Case in point is the Speed Racer 1000. That’s the name of my son Isaiah’s box car. And by box I mean an actual box. He came up with the idea a couple of weeks ago. I don’t know what got into him other than maybe spending a week with me at Georgia Tech this summer must have inspired him. So he came up to me one day and said, “Mama, I want to build a car.”
“Okay,” I replied and went back to watching TV. as I was sure that he meant a tiny toy car.
He comes back requesting a cardboard box and tape. Then he comes back a little while later wanting to know if I have any wheels. That’s when I realize he wanted to build a—CAR, one that he can actually ride in. I explained to him that those were called go carts. So we went online, just out of curiosity, to see what it takes to make one. Now let me just stop right here and say that my mechanical skills extend to just shortly beyond hammering a nail and bookcase assembly. So needless to say that we quickly discovered go cart construction was too sophisticated.
Then I had an idea. I had just purchased a bookcase from IKEA whose packaging was perfect. I reinforced the rectangular box with tape and Isaiah cut a big hole in the top to sit down in. He then taped the bottom of the box to his skateboard and viola … we have a box car.
Now let me just say that I had absolutely no faith that this would actually work, but off to the park we went. After we got there and got set up a small crowd of about five curious kids and a couple of parents had gathered. Isaiah, so proud, announced the take off of the aptly named Speed Racer 1000. I could only laugh.

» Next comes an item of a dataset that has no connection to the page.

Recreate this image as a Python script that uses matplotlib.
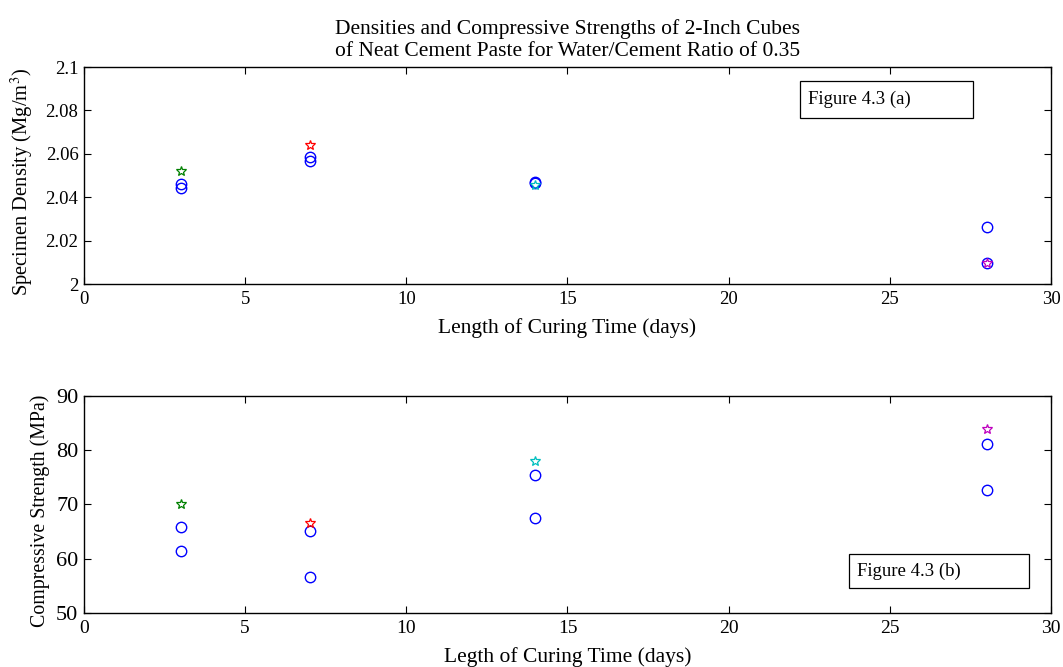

But he positioned himself at the top of a slight incline and as one of the dad’s gave him a good push, off he went down and around. I’ll be dog gone it worked!
After that, several of the kids wanted to try it and so they took turns riding in the box car. I couldn’t help but appreciate that even with all of the technology available that there were still some kids who do still appreciate the simple pleasure of pretend play. Thanks to the Speed Racer 1000 (which after all the rides has finally fallen apart and had to be retired to the dumpster). Ahh, but it was fun while it lasted.